* SUPPLIED DATA
--
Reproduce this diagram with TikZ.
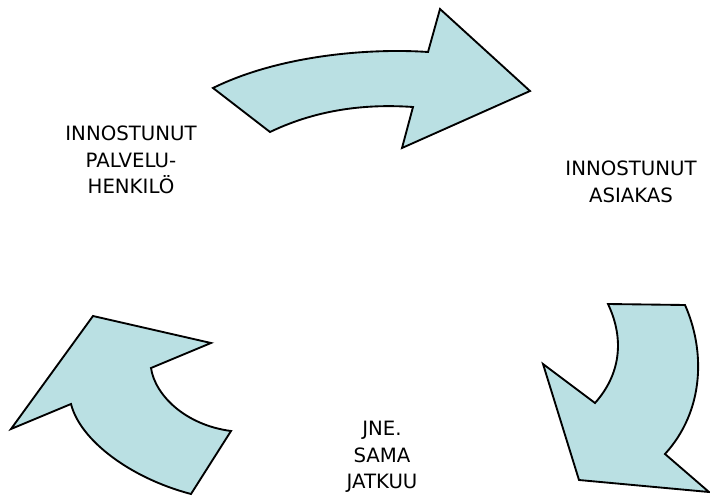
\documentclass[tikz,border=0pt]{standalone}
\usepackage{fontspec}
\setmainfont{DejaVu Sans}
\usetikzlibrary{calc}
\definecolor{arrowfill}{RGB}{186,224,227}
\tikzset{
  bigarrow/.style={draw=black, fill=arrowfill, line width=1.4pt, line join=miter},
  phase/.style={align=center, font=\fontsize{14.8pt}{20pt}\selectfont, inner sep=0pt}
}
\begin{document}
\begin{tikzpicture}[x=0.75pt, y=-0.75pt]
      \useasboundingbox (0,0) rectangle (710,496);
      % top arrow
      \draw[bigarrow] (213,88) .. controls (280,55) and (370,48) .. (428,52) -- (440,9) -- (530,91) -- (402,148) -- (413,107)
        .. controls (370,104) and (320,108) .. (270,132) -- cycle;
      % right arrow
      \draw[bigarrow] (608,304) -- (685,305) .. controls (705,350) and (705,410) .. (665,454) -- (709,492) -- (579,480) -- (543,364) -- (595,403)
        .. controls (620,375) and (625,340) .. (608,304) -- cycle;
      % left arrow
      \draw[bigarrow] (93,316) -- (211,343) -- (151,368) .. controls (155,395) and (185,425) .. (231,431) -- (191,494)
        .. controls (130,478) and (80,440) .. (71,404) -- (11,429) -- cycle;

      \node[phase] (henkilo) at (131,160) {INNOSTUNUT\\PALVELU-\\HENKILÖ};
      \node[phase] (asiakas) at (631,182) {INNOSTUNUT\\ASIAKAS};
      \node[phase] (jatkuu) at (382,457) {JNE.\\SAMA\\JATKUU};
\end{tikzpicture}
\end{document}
--
* GOAL
Each line of the material must be retyped exactly, except that images are omitted.

* CORRECT ANSWER
Reproduce this diagram with TikZ.
\documentclass[tikz,border=0pt]{standalone}
\usepackage{fontspec}
\setmainfont{DejaVu Sans}
\usetikzlibrary{calc}
\definecolor{arrowfill}{RGB}{186,224,227}
\tikzset{
  bigarrow/.style={draw=black, fill=arrowfill, line width=1.4pt, line join=miter},
  phase/.style={align=center, font=\fontsize{14.8pt}{20pt}\selectfont, inner sep=0pt}
}
\begin{document}
\begin{tikzpicture}[x=0.75pt, y=-0.75pt]
      \useasboundingbox (0,0) rectangle (710,496);
      % top arrow
      \draw[bigarrow] (213,88) .. controls (280,55) and (370,48) .. (428,52) -- (440,9) -- (530,91) -- (402,148) -- (413,107)
        .. controls (370,104) and (320,108) .. (270,132) -- cycle;
      % right arrow
      \draw[bigarrow] (608,304) -- (685,305) .. controls (705,350) and (705,410) .. (665,454) -- (709,492) -- (579,480) -- (543,364) -- (595,403)
        .. controls (620,375) and (625,340) .. (608,304) -- cycle;
      % left arrow
      \draw[bigarrow] (93,316) -- (211,343) -- (151,368) .. controls (155,395) and (185,425) .. (231,431) -- (191,494)
        .. controls (130,478) and (80,440) .. (71,404) -- (11,429) -- cycle;

      \node[phase] (henkilo) at (131,160) {INNOSTUNUT\\PALVELU-\\HENKILÖ};
      \node[phase] (asiakas) at (631,182) {INNOSTUNUT\\ASIAKAS};
      \node[phase] (jatkuu) at (382,457) {JNE.\\SAMA\\JATKUU};
\end{tikzpicture}
\end{document}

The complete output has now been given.